Ne yaparsa yapsın, ne kadar uzakta yaşarsa yaşasın, el mahkum, buradan kopamadı. Ama bize verdiği his artık seksi, tatlı, gönülçelen Tarkan değil, “gurbetteki hayırsız küçük oğlan”dı. Hiç arayıp sormuyordu. Nadiren çıkıp geliyor, yemeğe bile kalmıyordu. Açıkçası biz de artık “gelir mi acaba” diye heyecanlanmayı, akşamdan sarmamızı sarıp pek sever diye fındıklı-cevizli karışık baklava açmayı bıraktık. Gelirse dondurucuda milföy var. 

Neticede gözden ırak olan, gönülde de hafifliyor. Aslında insan bir yaştan sonra, artık görmediklerini değil, sadece her gün gördüklerini özlüyor. Tarkan da onlardan. O yokken biz burada Survivor izleyip Murat Boz dinliyoruz. O yüzden elinde bir paket bayat lokum ve dudağının kenarında o tatlı gülümsemeyle çıkageldiğinde de maalesef artık gönül telimizi değil, ancak Açıkhava’yı titretebiliyor. Beklemek çünkü, yoruyor. 

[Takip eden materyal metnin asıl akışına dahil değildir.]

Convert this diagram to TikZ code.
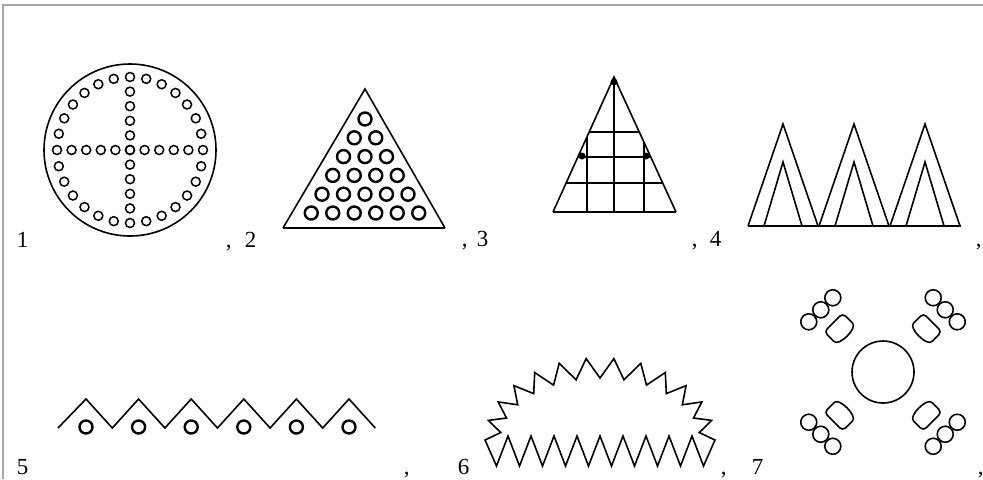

Rahmetli anneannem de severdi

Ama ne olursa olsun Tarkan; beyaz ekmek gibi, cam bardakta demli çay gibi, sakızlanmış politika, maç, ekonomi tartışmaları ya da hayırsız da olsa işte evlat gibi seviliyor bu ülkede. Ne olursa olsun gidiyor. Türk sanat müziği de sanıyorum aynı kestirmeden, kutsanıyor. Aman TSM albümlerinizi bel hizasından yukarıda tutun. Ebru Gündeş, Sibel Can, Ata Demirer, Yeşim Salkım, Beyazıt Öztürk ve daha niceleri... Kendini temize çekmenin ilk iki yolu evlenip çocuk sahibi olmak ve umreye gitmekse üçüncü yol da “alaturka okumak” oluyor. Babama sözüm var, rahmetli anneannem çok severdi, küçükken hep Zeki Müren taklidi yaparmışım deyip kabasını attıktan sonra iş Rindlerin Akşamı’nı söylemeye kalıyor. Bülent Ersoy da beğenirse tamam oluyor. Dokunulmazlık sopanızı alabiliyorsunuz, artık kimse sizi adadan gönderemiyor.

Ne yaparsa yapsın ya da ne yapmazsa yapmasın, bu ülke Tarkan’ı seviyor. Arada gelişine, nadir arayışına kırgın da olsa, öyle. Çünkü Tarkan’ın da dediği gibi, sevda bizde kilo ile.